In an ambitious maneuver to help restore the Everglades, the state of Florida has struck a tentative deal to buy U.S. Sugar Corp. for $1.75 billion and turn many of its 187,000 acres of farmland into reservoirs.

The plan, described by Gov. Charlie Crist as the largest conservation purchase in Florida's history, envisions restoring some of the natural flow of water to the Everglades from Lake Okeechobee.

Crist, who has been mentioned as a possible running mate for presumptive Republican presidential nominee John McCain, made the announcement Tuesday after months of secret negotiations with the sugar company. He called the purchase "as monumental" as the founding of Yellowstone National Park. The patchwork of farmland totals 292 square miles, about equal to the land area of New York City's five boroughs.

The surprise effort is aimed at halting the degradation of the Everglades, which at 1.5 million acres is the third-largest national park in the lower 48 states, behind Death Valley and Yellowstone. Over the years, water from areas north of the massive marsh has been diverted to the fast-growing cities of South Florida and for agriculture, and pollutants from sewage and farming have flowed in.

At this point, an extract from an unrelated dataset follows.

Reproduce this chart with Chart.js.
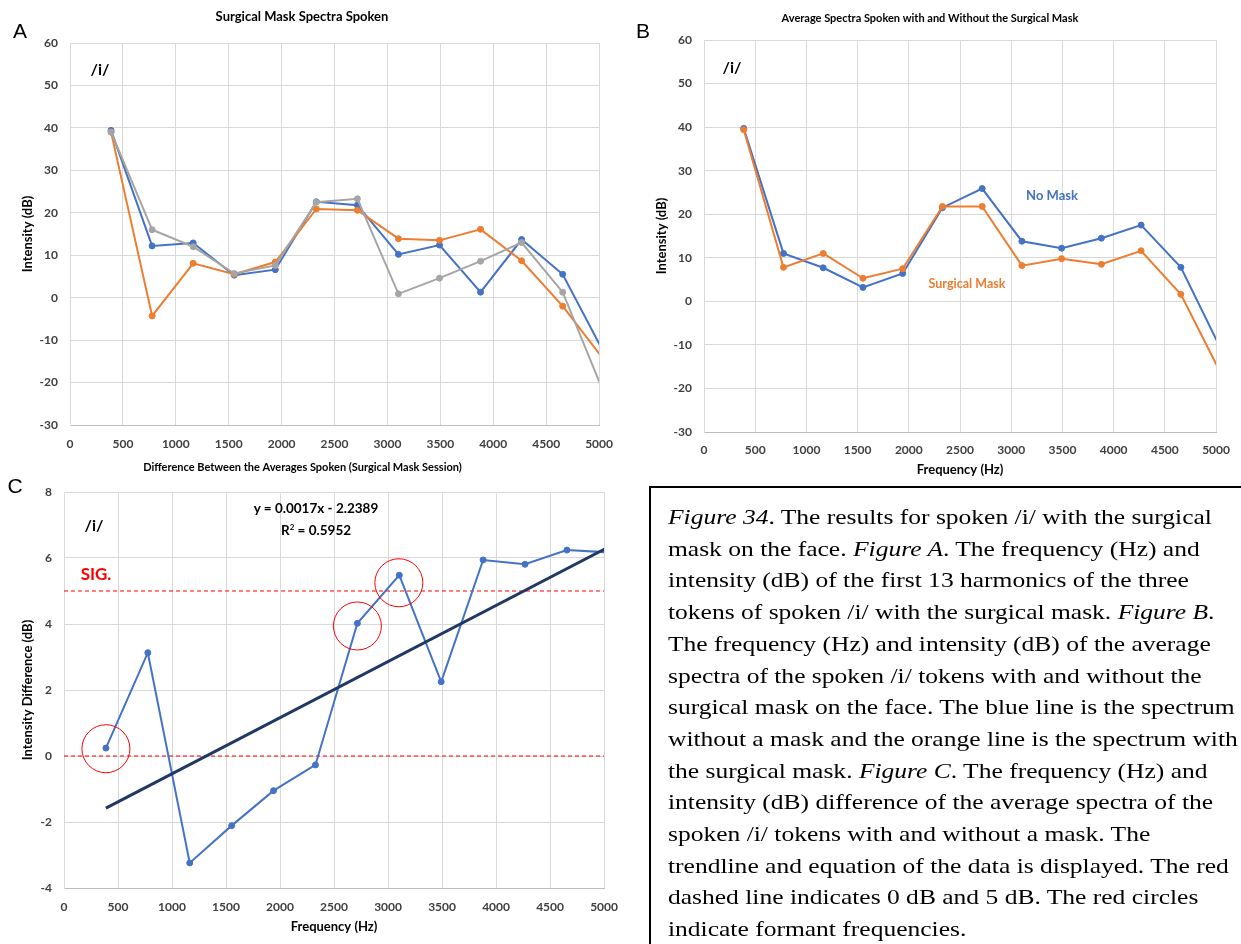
<!DOCTYPE html>
<html>
<head>
<meta charset="utf-8">
<script src="https://cdn.jsdelivr.net/npm/chart.js@4.4.1/dist/chart.umd.min.js"></script>
<style>
  html, body { margin: 0; padding: 0; background: #fff; }
  body { width: 1241px; height: 944px; overflow: hidden; position: relative; font-family: Lato, "Open Sans", sans-serif; }
  .cv { position: absolute; }
  .tag { position: absolute; white-space: nowrap; transform: translate(-50%, -50%); line-height: 1; }
  .panel { font-family: "Liberation Sans", Arial, sans-serif; font-size: 21px; color: #000; }
  .vowel { font-weight: bold; font-size: 16px; color: #000; }
  .caption {
    position: absolute; left: 649px; top: 486px; width: 700px; height: 600px;
    border: 2px solid #000; box-sizing: border-box;
    padding: 13px 0 0 17px;
    font-family: "Liberation Serif", "Times New Roman", serif; font-size: 22px; line-height: 31.7px; color: #000;
  }
  .caption .body { transform: scaleX(1.16); transform-origin: 0 0; }
  .caption .body div { white-space: nowrap; }
</style>
</head>
<body>
<canvas id="chartA" class="cv" width="625" height="460" style="left:0;top:0"></canvas>
<canvas id="chartB" class="cv" width="601" height="490" style="left:640px;top:0"></canvas>
<canvas id="chartC" class="cv" width="630" height="492" style="left:0;top:452px"></canvas>

<div class="tag panel" style="left:20px;top:30px">A</div>
<div class="tag panel" style="left:643px;top:30px">B</div>
<div class="tag panel" style="left:15px;top:485px">C</div>

<div class="tag vowel" style="left:100px;top:69px">/i/</div>
<div class="tag vowel" style="left:732px;top:67px">/i/</div>
<div class="tag vowel" style="left:94px;top:525px">/i/</div>

<div class="tag" style="left:1052px;top:195px;font-weight:bold;font-size:13px;color:#4472C4">No Mask</div>
<div class="tag" style="left:967px;top:284px;font-weight:bold;font-size:12.5px;color:#ED7D31">Surgical Mask</div>

<div class="tag" style="left:316px;top:509px;font-weight:bold;font-size:13.5px;color:#000">y = 0.0017x - 2.2389</div>
<div class="tag" style="left:316px;top:530px;font-weight:bold;font-size:13.5px;color:#000">R<sup style="font-size:8px;vertical-align:5px">2</sup> = 0.5952</div>
<div class="tag" style="left:96px;top:573px;font-weight:bold;font-size:17px;color:#FF0000">SIG.</div>

<div class="caption"><div class="body">
  <div><i>Figure 34</i>. The results for spoken /i/ with the surgical</div>
  <div>mask on the face. <i>Figure A</i>. The frequency (Hz) and</div>
  <div>intensity (dB) of the first 13 harmonics of the three</div>
  <div>tokens of spoken /i/ with the surgical mask. <i>Figure B</i>.</div>
  <div>The frequency (Hz) and intensity (dB) of the average</div>
  <div>spectra of the spoken /i/ tokens with and without the</div>
  <div>surgical mask on the face. The blue line is the spectrum</div>
  <div>without a mask and the orange line is the spectrum with</div>
  <div>the surgical mask. <i>Figure C</i>. The frequency (Hz) and</div>
  <div>intensity (dB) difference of the average spectra of the</div>
  <div>spoken /i/ tokens with and without a mask. The</div>
  <div>trendline and equation of the data is displayed. The red</div>
  <div>dashed line indicates 0 dB and 5 dB. The red circles</div>
  <div>indicate formant frequencies.</div>
</div></div>

<script>
// Harmonic frequencies (Hz) of the spoken /i/ tokens
const HARMONIC_HZ = [388, 776, 1164, 1552, 1940, 2328, 2716, 3104, 3492, 3880, 4268, 4656, 5044];

// Panel A: three surgical-mask tokens, intensity (dB)
const TOKEN_1_DB = [39.4, 12.2, 12.9, 5.3, 6.6, 22.6, 21.8, 10.2, 12.4, 1.3, 13.7, 5.5, -12.9];
const TOKEN_2_DB = [39.0, -4.3, 8.1, 5.5, 8.4, 20.9, 20.6, 13.9, 13.5, 16.1, 8.7, -2.0, -14.6];
const TOKEN_3_DB = [39.0, 16.0, 12.0, 5.7, 7.6, 22.5, 23.3, 0.9, 4.6, 8.6, 13.0, 1.3, -22.4];

// Panel B: average spectra, intensity (dB)
const NO_MASK_DB = [39.7, 11.0, 7.7, 3.2, 6.4, 21.5, 25.9, 13.8, 12.2, 14.5, 17.5, 7.8, -10.8];
const SURGICAL_MASK_DB = [39.4, 7.8, 11.0, 5.3, 7.5, 21.8, 21.8, 8.2, 9.8, 8.5, 11.6, 1.6, -16.4];

// Panel C: difference between the averages (dB)
const DIFFERENCE_DB = [0.24, 3.13, -3.24, -2.11, -1.05, -0.27, 4.02, 5.48, 2.25, 5.94, 5.81, 6.24, 6.17];

// Linear trendline y = slope * x + intercept
const TREND_SLOPE = 0.0017;
const TREND_INTERCEPT = -2.2389;

// Reference levels (dB) drawn as dashed red lines
const REFERENCE_DB = [0, 5];

// Formant markers (circle centres)
const FORMANT_HZ = [388, 2716, 3100];
const FORMANT_DB = [0.22, 3.94, 5.25];

// Axis ranges and tick steps
const FREQ_RANGE = [0, 5000, 500];
const SPECTRUM_RANGE = [-30, 60, 10];
const DIFF_RANGE = [-4, 8, 2];

const FONT = 'Lato, "Open Sans", sans-serif';
const TICK_COLOR = '#404040';
const GRID_COLOR = '#D9D9D9';
const BLUE = '#4472C4', ORANGE = '#ED7D31', GRAY = '#A5A5A5';

const pts = (xs, ys) => xs.map((x, i) => ({ x, y: ys[i] }));

function series(label, ys, color, order) {
  return {
    label, data: pts(HARMONIC_HZ, ys), order,
    borderColor: color, backgroundColor: color,
    borderWidth: 2, pointRadius: 3, pointHoverRadius: 3,
    pointBackgroundColor: color, pointBorderColor: color, pointBorderWidth: 1,
    tension: 0, clip: 0
  };
}

function xScale(o) {
  return {
    type: 'linear', min: FREQ_RANGE[0], max: FREQ_RANGE[1],
    ticks: { stepSize: FREQ_RANGE[2], padding: o.tickPad, color: TICK_COLOR, maxRotation: 0, autoSkip: false,
             format: { useGrouping: false },
             font: { family: FONT, size: 12, weight: 'bold' } },
    grid: { color: GRID_COLOR, drawTicks: false, lineWidth: 1 },
    border: { color: '#BFBFBF', width: 1 },
    title: o.title ? { display: true, text: o.title, color: '#000', padding: { top: 0, bottom: o.titlePad },
                       font: { family: FONT, size: 13, weight: 'bold' } } : { display: false },
    afterFit: s => { s.height = o.height; }
  };
}

function yScale(o) {
  return {
    type: 'linear', min: o.range[0], max: o.range[1],
    ticks: { stepSize: o.range[2], padding: 12, color: TICK_COLOR,
             font: { family: FONT, size: 12, weight: 'bold' } },
    grid: { color: GRID_COLOR, drawTicks: false, lineWidth: 1 },
    border: { color: GRID_COLOR, width: 1 },
    title: { display: true, text: o.title, color: '#000', padding: { top: o.titlePad, bottom: 0 },
             font: { family: FONT, size: 13, weight: 'bold' } },
    afterFit: s => { s.width = o.width; }
  };
}

function baseOptions(o) {
  return {
    responsive: false, animation: false, events: [],
    layout: { padding: { left: 0, right: o.right, top: 0, bottom: 0 } },
    plugins: {
      legend: { display: false }, tooltip: { enabled: false },
      title: { display: true, text: o.title, color: '#000',
               font: { family: FONT, size: o.titleSize, weight: 'bold', lineHeight: 1.2 },
               padding: { top: o.titleTop, bottom: o.titleBottom } }
    },
    scales: { x: xScale(o.x), y: yScale(o.y) }
  };
}

// Panel A
new Chart(document.getElementById('chartA'), {
  type: 'line',
  data: { datasets: [
    series('Token 3', TOKEN_3_DB, GRAY, 1),
    series('Token 2', TOKEN_2_DB, ORANGE, 2),
    series('Token 1', TOKEN_1_DB, BLUE, 3)
  ] },
  options: baseOptions({
    title: 'Surgical Mask Spectra Spoken', titleSize: 13, titleTop: 9.2, titleBottom: 18.2, right: 21,
    x: { tickPad: 12, height: 35 },
    y: { range: SPECTRUM_RANGE, title: 'Intensity (dB)', titlePad: 20.2, width: 70 }
  })
});

// Panel B
new Chart(document.getElementById('chartB'), {
  type: 'line',
  data: { datasets: [
    series('Surgical Mask', SURGICAL_MASK_DB, ORANGE, 1),
    series('No Mask', NO_MASK_DB, BLUE, 2)
  ] },
  options: baseOptions({
    title: 'Average Spectra Spoken with and Without the Surgical Mask', titleSize: 11, titleTop: 11.4, titleBottom: 15.4, right: 21,
    x: { tickPad: 11, height: 58, title: 'Frequency (Hz)', titlePad: 12.2 },
    y: { range: SPECTRUM_RANGE, title: 'Intensity (dB)', titlePad: 14.2, width: 64 }
  })
});

// Panel C
const trendY = x => TREND_SLOPE * x + TREND_INTERCEPT;
const firstHz = HARMONIC_HZ[0], lastHz = HARMONIC_HZ[HARMONIC_HZ.length - 1];
const cDatasets = [
  {
    label: 'Formants', data: pts(FORMANT_HZ, FORMANT_DB), order: 0, showLine: false,
    pointStyle: 'circle', pointRadius: 24, pointHoverRadius: 24,
    pointBackgroundColor: 'rgba(0,0,0,0)', pointBorderColor: '#FF0000', pointBorderWidth: 1, clip: false
  },
  {
    label: 'Trendline', data: [{ x: firstHz, y: trendY(firstHz) }, { x: lastHz, y: trendY(lastHz) }], order: 1,
    borderColor: '#203864', borderWidth: 3, pointRadius: 0, tension: 0, clip: 0
  },
  series('Difference', DIFFERENCE_DB, BLUE, 2),
  ...REFERENCE_DB.map((lvl, i) => ({
    label: 'Reference ' + lvl, data: [{ x: FREQ_RANGE[0], y: lvl }, { x: FREQ_RANGE[1], y: lvl }], order: 3 + i,
    borderColor: '#FF0000', borderWidth: 1.2, borderDash: [4, 3], pointRadius: 0, tension: 0
  }))
];
new Chart(document.getElementById('chartC'), {
  type: 'line',
  data: { datasets: cDatasets },
  options: baseOptions({
    title: 'Difference Between the Averages Spoken (Surgical Mask Session)', titleSize: 11, titleTop: 8.4, titleBottom: 18.4, right: 25,
    x: { tickPad: 12, height: 56, title: 'Frequency (Hz)', titlePad: 9.2 },
    y: { range: DIFF_RANGE, title: 'Intensity Difference (dB)', titlePad: 20.2, width: 64 }
  })
});
</script>
</body>
</html>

Restoration has been a state and federal priority for years and is the goal of a troubled $11 billion program that, until now, had envisioned the construction of hundreds of high-tech wells and huge aquifers in an elaborate re-engineering of South Florida's hydrology. Critics have called the plan impractical and say it has little relationship to the pre-development ecosystem. The project has fallen behind schedule since it was approved eight years ago.